Stanbrook, 70, died last Saturday in his sleep at his base in Brussels, Belgium.
Politician and private practice lawyer Gustav Kaliwo, who was one of Stanbrook’s closest associates in Malawi, described the death as shocking.
“It is a shock. He was great gentleman, apart from the fact that he was a brilliant lawyer who specialised in European Union [EU] law.
“We worked with him and built a good friendship so much that he invited me to his house in Brussels and also to his daughter’s wedding in the United Kingdom [UK]. He even allowed me to practise at his chambers in London. So, he was to me a mentor and a close friend. My thoughts are with his wife Julia and his children,” he said.

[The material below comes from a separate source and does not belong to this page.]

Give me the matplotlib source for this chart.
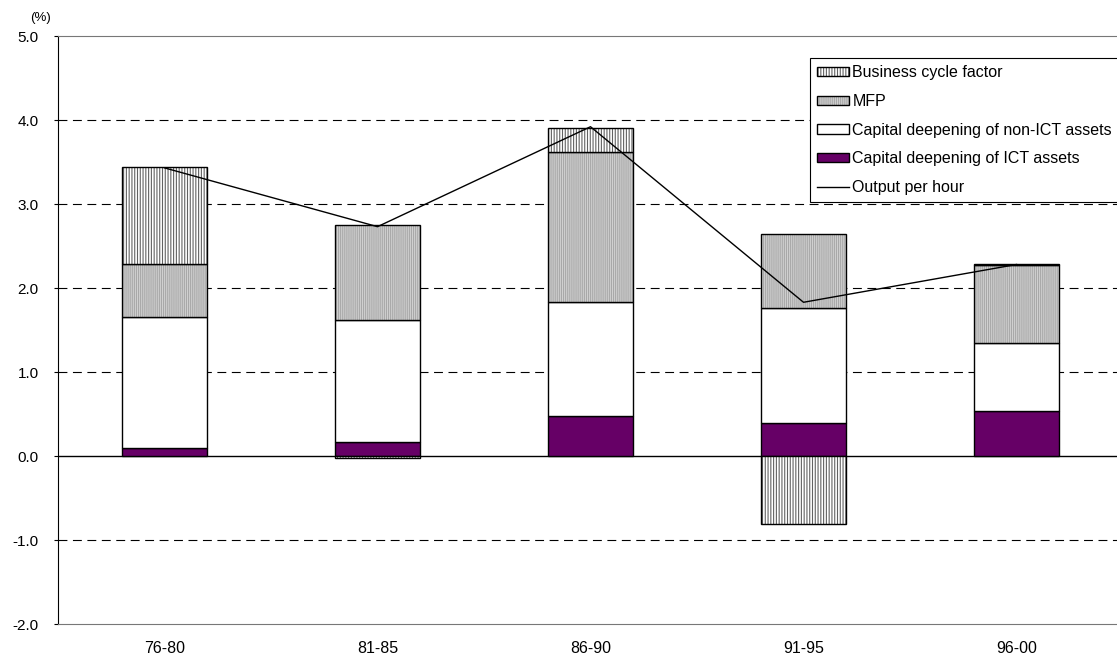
import numpy as np
import matplotlib
matplotlib.use('Agg')
import matplotlib.pyplot as plt
from matplotlib.patches import Patch
from matplotlib.lines import Line2D
from matplotlib.colors import to_rgba

plt.rcParams['font.family'] = ['Liberation Sans', 'DejaVu Sans']
plt.rcParams['hatch.linewidth'] = 0.8

# Contribution to labour productivity growth, by period (%)
periods = ['76-80', '81-85', '86-90', '91-95', '96-00']
ict_capital = [0.09, 0.17, 0.48, 0.39, 0.53]
non_ict_capital = [1.57, 1.45, 1.35, 1.37, 0.82]
mfp = [0.63, 1.13, 1.79, 0.88, 0.92]
business_cycle = [1.15, -0.02, 0.29, -0.81, 0.01]
output_per_hour = [3.43, 2.73, 3.92, 1.83, 2.28]

ICT_COLOR = '#660066'
MFP_FACE, MFP_HATCH = '#d2d2d2', '#a8a8a8'
BCF_HATCH = '#626262'

fig = plt.figure(figsize=(11.17, 6.59), dpi=100)
ax = fig.add_axes([58 / 1117, 35 / 659, 1065 / 1117, 588 / 659])

x = np.arange(len(periods))
width = 0.40

styles = [
  (ict_capital, ICT_COLOR, None, None),
  (non_ict_capital, 'white', None, None),
  (mfp, MFP_FACE, '||||||||', MFP_HATCH),
  (business_cycle, 'white', '||||||', BCF_HATCH),
]

# stack positives upward and negatives downward from zero
pos_base = np.zeros(len(periods))
neg_base = np.zeros(len(periods))
for values, face, hatch, hcol in styles:
  vals = np.array(values)
  bottoms = np.where(vals >= 0, pos_base, neg_base)
  bars = ax.bar(x, vals, width, bottom=bottoms, color=face, edgecolor='black',
                linewidth=1.0, hatch=hatch, zorder=3)
  if hatch:
    for b in bars:
      b._hatch_color = to_rgba(hcol)
  pos_base = pos_base + np.where(vals >= 0, vals, 0)
  neg_base = neg_base + np.where(vals < 0, vals, 0)

ax.plot(x, output_per_hour, color='black', linewidth=1.0, zorder=4)

ax.set_xlim(-0.5, len(periods) - 0.5)
ax.set_ylim(-2.0, 5.0)
yt = np.arange(-2.0, 5.01, 1.0)
ax.set_yticks(yt)
ax.set_yticklabels([f'{v:.1f}' for v in yt], fontsize=11)
ax.set_xticks(x)
ax.set_xticklabels(periods, fontsize=11.5)
ax.tick_params(axis='x', length=0, pad=12)
ax.tick_params(axis='y', length=3, direction='out', pad=11)

for v in [-1.0, 1.0, 2.0, 3.0, 4.0]:
  ax.axhline(v, color='black', linewidth=0.8, linestyle=(0, (8, 5)), zorder=1)
ax.axhline(0, color='black', linewidth=1.0, zorder=2)

ax.spines['right'].set_visible(False)
ax.spines['top'].set_color('#777777')
ax.spines['bottom'].set_color('#777777')
ax.spines['left'].set_color('black')

fig.text(30 / 1117, 1 - 18 / 659, '(%)', fontsize=9.5, va='center', ha='left')

handles = [
  Patch(facecolor='white', edgecolor='black', hatch='||||||'),
  Patch(facecolor=MFP_FACE, edgecolor='black', hatch='||||||||'),
  Patch(facecolor='white', edgecolor='black'),
  Patch(facecolor=ICT_COLOR, edgecolor='black'),
  Line2D([0], [0], color='black', linewidth=1.0),
]
labels = ['Business cycle factor', 'MFP', 'Capital deepening of non-ICT assets',
          'Capital deepening of ICT assets', 'Output per hour']
leg = fig.legend(handles, labels, loc='upper left', bbox_to_anchor=(810 / 1117, 1 - 58 / 659),
                 fontsize=11.5, frameon=True, fancybox=False, framealpha=1,
                 edgecolor='black', handlelength=2.0, handleheight=0.5,
                 handletextpad=0.2, labelspacing=0.86, borderpad=0.45, borderaxespad=0)
leg.get_frame().set_linewidth(0.8)
leg.legend_handles[0]._hatch_color = to_rgba(BCF_HATCH)
leg.legend_handles[1]._hatch_color = to_rgba(MFP_HATCH)

fig.savefig('out.png', dpi=100)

Kaliwo also said the deceased was so closely attached to Malawi that he even bought a farm in Balaka, Toleza Agricultural Enterprises, where he did a lot to improve people’s lives around the area.
Toleza Agricultural Enterprises human resources manager Prisca Mandoloma said in an interview Stanbrook succumbed to cancer.
She said the deceased will be buried in London, UK, on a day to be announced by the family later.
In October 2015, while addressing a Cancer Society’s luncheon in Belgium, Stanbrook revealed that he had twice survived cancer.
Dubbed the trial of the century, Banda, his official hostess Cecilia Tamanda Kadzamira and politician John Tembo were charged with conspiracy to murder three Cabinet ministers and a member of Parliament (MP) and conspiracy to defeat justice by destroying evidence.
The three ministers were Dick Matenje, Aaron Gadama, John Twaibu Sangala and David Chiwanga, a parliamentarian.
But High Court Judge Mackson Mkandawire, assisted by a jury of seven, withdrew the charges against the three accused due to lack of evidence and they were acquitted on both charges.